Dans sa politique de massification, Macky Sall n’a que deux stratégies gagnantes : la transhumance coercitive ou les ennuis judiciaires. Les politiciens qui l’ont compris très tôt ont transhumé pour échapper au sabre judiciaire et les rétifs coriaces ont subi les rigueurs de l’enfer carcéral.
PDS : le bâton ou la carotte
Le PDS qui a voulu s’imposer comme la principale force politique de l’opposition, après la chute de son leader en 2012, afin de faire barrage au tout nouveau président élu, a été la première cible de Macky Sall. La mal-gouvernance du magistère de Wade à laquelle Macky Sall a été acteur clé pendant huit ans a été un prétexte pour réactiver la Cour de répression de l’enrichissement illicite (Crei), mettre aux arrêts le nouveau leader, Karim Wade, déstabiliser le PDS et contraindre certains libéraux à transhumer pour éviter la prison. Les responsables Oumar Sarr, El Hadji Amadou Sall, Aminata Nguirane, Aïda Ndiongue, Toussaint Manga feront la prison pour des raisons purement politiques. Si pour les libéraux susnommés Macky avait choisi le bâton, pour d’autres, il a choisi la carotte.

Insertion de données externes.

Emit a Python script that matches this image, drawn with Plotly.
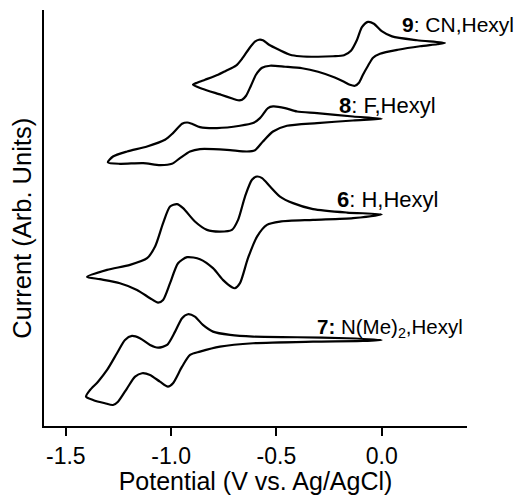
import plotly.graph_objects as go

# Potential (V vs. Ag/AgCl) and current (arbitrary units)
# Compound 9: CN,Hexyl
E9 = [0.30, 0.168, 0.049, 0.00, -0.037, -0.065, -0.094, -0.117, -0.146, -0.179, -0.231, -0.302,
      -0.388, -0.435, -0.488, -0.535, -0.564, -0.583, -0.602, -0.630, -0.663, -0.692, -0.739,
      -0.777, -0.839, -0.877, -0.896,
      -0.853, -0.763, -0.706, -0.682, -0.663, -0.644, -0.621, -0.597, -0.568, -0.530, -0.459,
      -0.378, -0.302, -0.226, -0.179, -0.151, -0.127, -0.108, -0.089, -0.065, -0.041, -0.008,
      0.077, 0.182, 0.263, 0.30]
I9 = [382.7, 385.5, 389.3, 394.5, 402.0, 403.8, 398.5, 386.0, 375.0, 370.5, 369.5, 369.0,
      369.5, 371.0, 376.0, 381.0, 385.5, 386.0, 384.0, 377.0, 367.0, 360.0, 355.0,
      351.0, 346.0, 343.0, 341.0,
      337.0, 331.0, 327.0, 325.5, 326.0, 330.0, 340.0, 351.0, 358.0, 360.0, 359.0,
      357.5, 354.0, 348.5, 344.0, 341.0, 340.0, 343.0, 351.0, 360.0, 368.0, 372.0,
      376.0, 379.5, 381.5, 382.7]

# Compound 8: F,Hexyl
E8 = [0.0, -0.136, -0.307, -0.402, -0.459, -0.516, -0.540, -0.578, -0.611, -0.673, -0.782,
      -0.863, -0.901, -0.924, -0.948, -0.991, -1.029, -1.114, -1.209, -1.276, -1.300,
      -1.243, -1.133, -1.053, -0.996, -0.958, -0.910, -0.863, -0.735, -0.640, -0.602,
      -0.564, -0.516, -0.450, -0.307, -0.136, 0.0]
I8 = [307.0, 309.3, 312.7, 314.3, 317.7, 319.3, 317.7, 307.7, 302.7, 300.0, 297.7,
      298.7, 302.0, 303.3, 302.0, 292.7, 286.0, 279.3, 274.3, 269.3, 263.5,
      262.0, 262.7, 260.7, 262.0, 267.7, 274.3, 276.7, 276.0, 274.3, 275.5,
      284.3, 294.3, 300.0, 302.7, 305.3, 307.0]

# Compound 6: H,Hexyl
E6 = [0.0, -0.165, -0.326, -0.421, -0.483, -0.530, -0.568, -0.592, -0.616, -0.649, -0.682,
      -0.711, -0.768, -0.830, -0.887, -0.943, -0.972, -1.005, -1.038, -1.076, -1.114,
      -1.195, -1.304, -1.399,
      -1.338, -1.243, -1.162, -1.100, -1.062, -1.038, -1.005, -0.967, -0.924, -0.863,
      -0.801, -0.754, -0.711, -0.697, -0.673, -0.635, -0.592, -0.545, -0.483, -0.326,
      -0.136, 0.0]
I6 = [211.5, 213.3, 216.7, 222.7, 229.3, 239.3, 247.7, 249.3, 246.0, 229.3, 206.0,
      196.0, 194.3, 196.0, 204.3, 217.7, 221.7, 219.3, 202.7, 179.3, 167.7,
      161.0, 156.0, 149.0,
      146.7, 142.7, 136.0, 127.7, 123.3, 126.0, 142.7, 162.7, 168.7, 166.7,
      157.7, 146.0, 138.7, 137.7, 142.7, 167.7, 189.3, 201.0, 204.3, 206.0,
      207.7, 211.5]

# Compound 7: N(Me)2,Hexyl
E7 = [0.0, -0.165, -0.402, -0.611, -0.720, -0.801, -0.849, -0.887, -0.920, -0.948, -0.981,
      -1.019, -1.062, -1.100, -1.148, -1.186, -1.219, -1.257, -1.304, -1.347, -1.385, -1.404,
      -1.371, -1.314, -1.276, -1.252, -1.209, -1.171, -1.138, -1.100, -1.053, -1.015,
      -0.991, -0.948, -0.910, -0.863, -0.768, -0.611, -0.326, -0.089, 0.0]
I7 = [86.0, 87.7, 88.7, 89.3, 91.0, 94.3, 101.0, 109.3, 111.7, 107.7, 94.3,
      81.0, 78.3, 81.0, 87.7, 90.0, 86.0, 72.7, 56.0, 44.3, 36.0, 29.3,
      26.0, 22.7, 21.0, 24.3, 37.7, 49.3, 52.7, 51.0, 44.3, 39.3,
      42.7, 59.3, 71.0, 74.3, 79.3, 82.7, 84.3, 85.0, 86.0]

tick_vals = [-1.5, -1.0, -0.5, 0.0]
tick_text = ["-1.5", "-1.0", "-0.5", "0.0"]

curves = [("9", E9, I9), ("8", E8, I8), ("6", E6, I6), ("7", E7, I7)]

fig = go.Figure()
for name, ex, iy in curves:
    fig.add_trace(go.Scatter(
        x=ex, y=iy, mode="lines", name=name, showlegend=False,
        line=dict(color="black", width=2.2, shape="spline", smoothing=0.7),
    ))

FONT = "Liberation Sans, Arial, sans-serif"
labels = [
    (0.087, 401, "<b>9</b>: CN,Hexyl", 21),
    (-0.212, 320, "<b>8</b>: F,Hexyl", 22),
    (-0.222, 226, "<b>6</b>: H,Hexyl", 22),
    (-0.317, 98, "<b>7:</b> N(Me)<sub>2</sub>,Hexyl", 20.5),
]
for lx, ly, txt, fs in labels:
    fig.add_annotation(x=lx, y=ly, xref="x", yref="y", text=txt, showarrow=False,
                       xanchor="left", yanchor="middle",
                       font=dict(family=FONT, size=fs, color="black"))

# y-axis title
fig.add_annotation(x=-0.052, y=197, xref="paper", yref="y", text="Current (Arb. Units)",
                   showarrow=False, textangle=-90, xanchor="center", yanchor="middle",
                   font=dict(family=FONT, size=25.5, color="black"))

fig.update_layout(
    width=518, height=495,
    margin=dict(l=44, r=51, t=10, b=69),
    plot_bgcolor="white", paper_bgcolor="white",
    font=dict(family=FONT, color="black"),
    xaxis=dict(
        range=[-1.6035, 0.405], tickvals=tick_vals, ticktext=tick_text,
        ticks="outside", ticklen=8, tickwidth=2, tickcolor="black",
        showline=True, linewidth=2, linecolor="black",
        showgrid=False, zeroline=False,
        tickfont=dict(family=FONT, size=23, color="black"),
        title=dict(text="Potential (V vs. Ag/AgCl)", standoff=8,
                   font=dict(family=FONT, size=25, color="black")),
        automargin=False,
    ),
    yaxis=dict(
        range=[0, 415.7], showticklabels=False, ticks="",
        showline=True, linewidth=2, linecolor="black",
        showgrid=False, zeroline=False, automargin=False,
    ),
)

fig.write_html("out.html")
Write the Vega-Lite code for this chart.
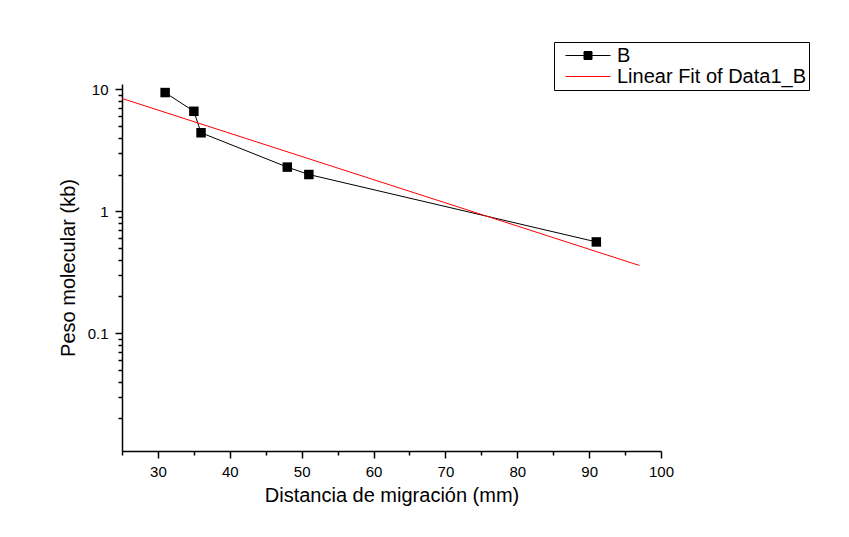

Farba Senghor, Pape Samba Mboup, Serigne Mbacké Niaye, Souleymane Ndéné Ndiaye, Modou Diagne Fada, Aliou Sow et autres transhumants-ralliés ne diront pas le contraire. Aujourd’hui, la bande à Oumar Sarr composée d’Amadou Sall, Babacar Gaye, Bamba Ndiaye, malgré toute la radicalité affichée pendant les premières années de la gouvernance de Macky prend part au festin gouvernemental.
La même tactique pour déstabiliser le PDS est utilisée par le chef de Bennoo Bokk Yaakaar pour venir à bout de l’allié socialiste. Le bâton a été utilisé pour neutraliser Khalifa Sall et ses lieutenants, qui dès le début de l’alternance de 2012, ont manifesté des velléités de sécession vis-à-vis de Tanor et compagnie. Ainsi en 2013, la machine politico-judiciaire de l’État a été aussi mise en branle pour neutraliser voire éliminer politiquement le maire de Dakar qui, à l’instar de Karim Wade, serait un obstacle pour la réélection de Macky en 2019.
Khalifa Sall : le sabre judiciaire
Pour déstabiliser Khalifa Sall sourd aux sirènes du pouvoir, l’État a commencé par la mise en place de l’Acte III de la Décentralisation qui dépouilla le maire de Dakar de l’essentiel de ses pouvoirs et prérogatives. S’ensuivirent la mise à l’arrêt du pavage des rues de la capitale, le dessaisissement de la gestion des ordures au profit de l’UCG contrôlée directement par le ministère de la Gouvernance locale, du Développement et de l’Aménagement du Territoire, le blocage d’un emprunt obligataire de 20 milliards approuvé pourtant par le Conseil régional de l’épargne publique et des marchés financiers (Crepmf), le blocage des travaux d’embellissement de la Place de l’Indépendance. Mais le point d’orgue sera atteint quand, à la suite d’une mission d’inspection à la mairie de Dakar, Khalifa sera accusé, jugé et condamné à cinq de réclusion pour « escroquerie sur des deniers publics » avant d’être gracié. Certains maires élus en 2014 (dont certains ont été battus lors des locales de 2022) sous la bannière de Taxawu Senegal qu’il dirige ont tourné casaque pour rejoindre, à leur corps défendant, le pouvoir. On peut en citer Bamba Fall, Banda Diop, Ousmane Ndoye, Moussa Sy, Pape Seck, Aliou Ndoye et Jean-Baptiste Diouf qui n’ont pas été des parangons de bonne gouvernance.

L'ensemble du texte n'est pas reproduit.